Growth in global economy will boost exports in Northern Ireland, says bank
The global economy is set to grow by more than 3% this year with Europe rebounding at its fastest in four years, according to a major report from Danske Bank today.
And the bank's chief economist Angela McGowan said that's "good news for Northern Ireland", with growth in key export markets such as the US and Europe helping to fuel the economy here.
Growth across the world is expected to improve, and inflation predicted to pick up, according to the Global Scenarios report.
That means the economy could expand by 3.4% this year, growing to 3.8% in 2016.
And while the report shows a disappointing first quarter in 2015, the US and China are expected to pick up speed in the next few months, while in Europe the data has "surprised on the upside".
The European economy is now growing at the fastest pace since 2011, buoyed by low levels of inflation fuelling things like household spending.
Danske Bank has predicted the euro area will grow by 1.5% this year.
"Although GDP has rebounded in Europe and unemployment has been on a downward trajectory, the unemployment level at 11.1% still remains relatively high," Ms McGowan said.
"We believe that the long-lasting slowdown experienced in Europe has done some structural damage to the region and reduced its overall productive potential."
And a booming US economy - despite a slow start to the year - will also have a knock-on effect on tourism spending in Northern Ireland.
"A healthy world economy augers well for local export levels, tourism, foreign direct investment and overall sentiment levels for the business sector.
"As the economy in Northern Ireland struggles with domestic issues such as welfare reform and public spending cuts, the business community can take some comfort from the fact that market opportunities are gaining pace at the global level."
While the US has had a tricky first quarter, the report says it is "already seeing jobless claims declining, spending indicators" rebounding - with housing activity also strengthening in the second quarter.
Despite low energy investment, the US is expected to grow by 2.2% in 2015.
But it is the emerging markets which are set to experience the biggest increase in the coming months.
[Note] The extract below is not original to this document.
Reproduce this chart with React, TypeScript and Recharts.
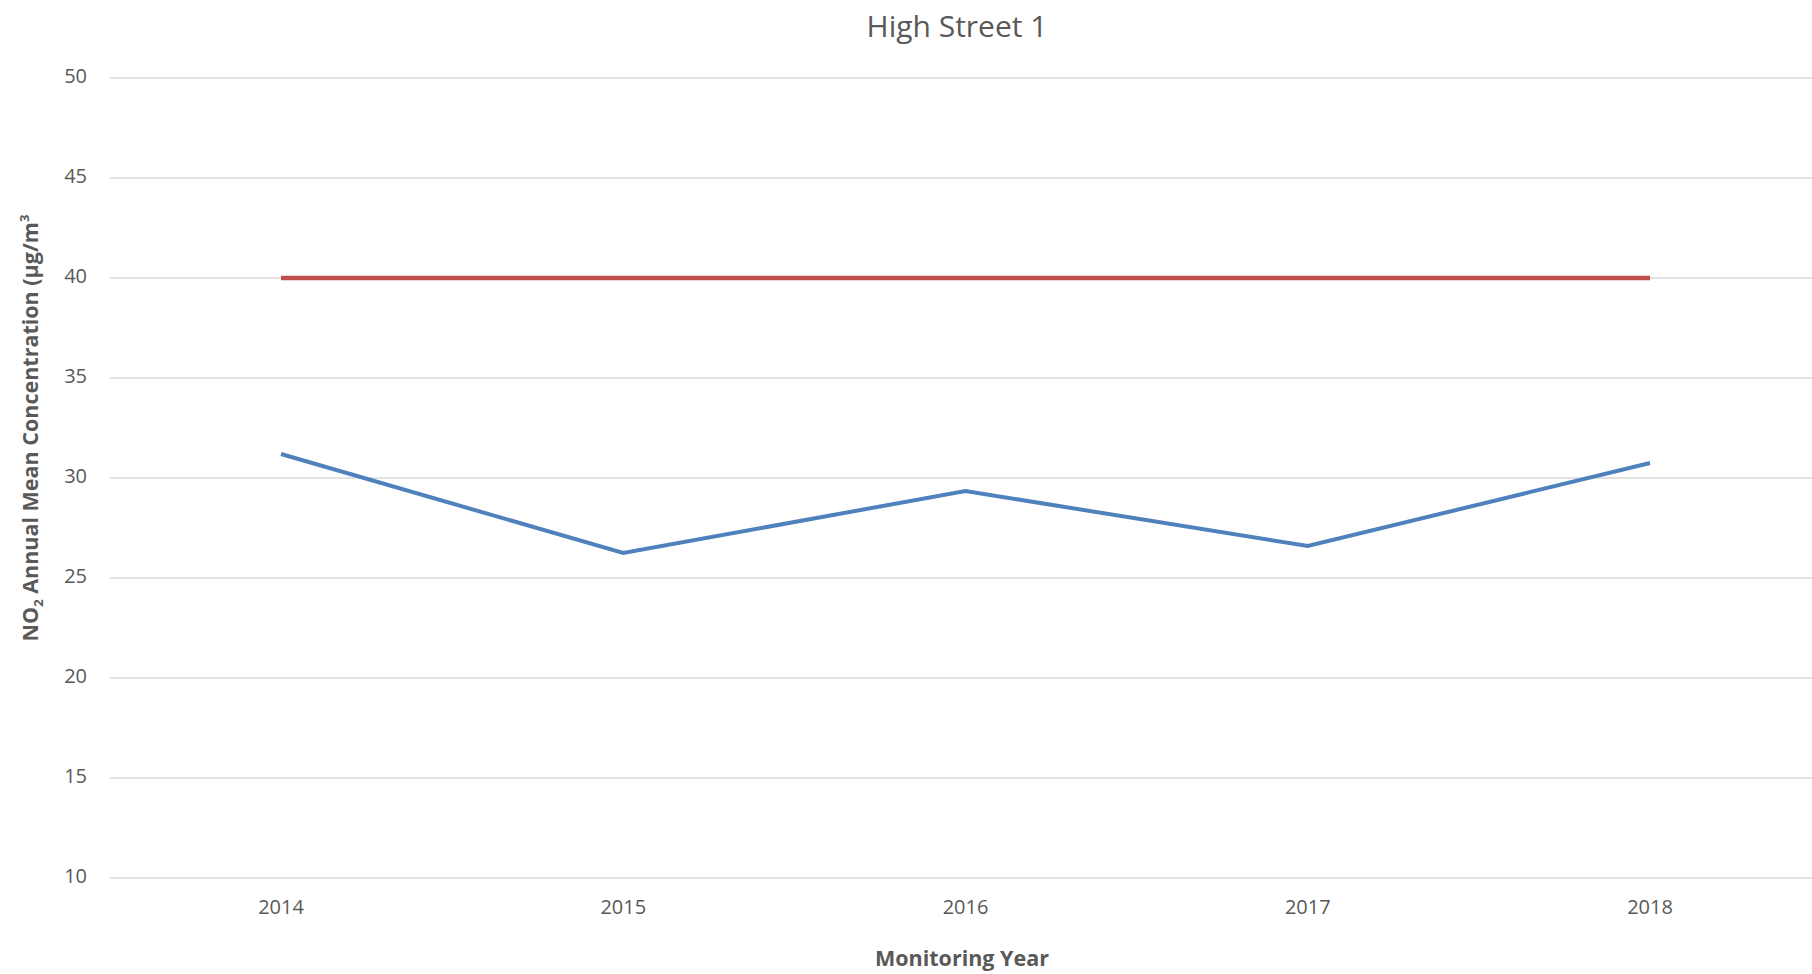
import React from 'react';
import { LineChart, Line, XAxis, YAxis, CartesianGrid } from 'recharts';

const years = ['2014', '2015', '2016', '2017', '2018'];
const annualMean = [31.2, 26.25, 29.35, 26.6, 30.75];
const objective = [40, 40, 40, 40, 40];
const yTicks = [10, 15, 20, 25, 30, 35, 40, 45, 50];

const data = years.map((year, i) => ({
    year,
    mean: annualMean[i],
    limit: objective[i],
}));

const FONT = '"Open Sans", "DejaVu Sans", sans-serif';
const GREY = '#595959';

const YearTick = (props: any) => {
    const { x, y, payload } = props;
    return (
        <text x={x} y={y + 23} textAnchor="middle" dominantBaseline="middle"
            fontFamily={FONT} fontSize={20} fill={GREY}>
            {payload.value}
        </text>
    );
};

const ValueTick = (props: any) => {
    const { y, payload } = props;
    return (
        <text x={87} y={y} textAnchor="end" dominantBaseline="middle"
            fontFamily={FONT} fontSize={20} fill={GREY}>
            {payload.value}
        </text>
    );
};

// rotated axis title with NO2 subscript and m3 superscript
const ConcentrationLabel = () => (
    <text x={0} y={0} transform="translate(38, 428) rotate(-90)" textAnchor="middle"
        fontFamily={FONT} fontSize={21.5} fontWeight="bold" fill={GREY}>
        NO<tspan fontSize={13} dy={5}>2</tspan>
        <tspan dy={-5}> Annual Mean Concentration (μg/m</tspan>
        <tspan fontSize={13} dy={-9}>3</tspan>
    </text>
);

const YearLabel = () => (
    <text x={962} y={960} textAnchor="middle" dominantBaseline="middle"
        fontFamily={FONT} fontSize={21.5} fontWeight="bold" fill={GREY}>
        Monitoring Year
    </text>
);

export default function App() {
    return (
        <div style={{ position: 'absolute', left: 0, top: 0, width: 1812, height: 974, overflow: 'hidden', background: '#fff' }}>
            <div style={{
                position: 'absolute', top: 3, left: 957, transform: 'translateX(-50%)',
                fontFamily: FONT, fontSize: 30, color: GREY, whiteSpace: 'nowrap', lineHeight: '46px',
            }}>
                High Street 1
            </div>
            <LineChart width={1825} height={974} data={data}
                margin={{ top: 78, right: 4, left: 0, bottom: 0 }}>
                <CartesianGrid vertical={false} stroke="#d9d9d9" strokeWidth={1.5} />
                <XAxis dataKey="year" height={96} axisLine={false} tickLine={false}
                    padding={{ left: 171, right: 171 }}
                    tick={YearTick} label={{ content: YearLabel }} />
                <YAxis width={110} domain={[10, 50]} ticks={yTicks} axisLine={false}
                    tickLine={false} tick={ValueTick} label={{ content: ConcentrationLabel }} />
                <Line type="linear" dataKey="limit" stroke="#c0504d" strokeWidth={4.5}
                    dot={false} isAnimationActive={false} />
                <Line type="linear" dataKey="mean" stroke="#4f81bd" strokeWidth={4}
                    dot={false} isAnimationActive={false} />
            </LineChart>
        </div>
    );
}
Growth in China slowed to 5% in the first quarter but it set to pick up again - rising to almost 7% for the year.
"Overall the global picture is a fairly healthy one but of course there is variation among regions," Ms McGowan said.
"One of the most important themes in the second half of this year will be the reduction in deflation fears as the global economy experiences a fairly sharp rise in inflation in the second half of the year.
"The low oil price has already begun to reverse and this combined with reduced slack in labour markets should see headline inflation rates move upwards."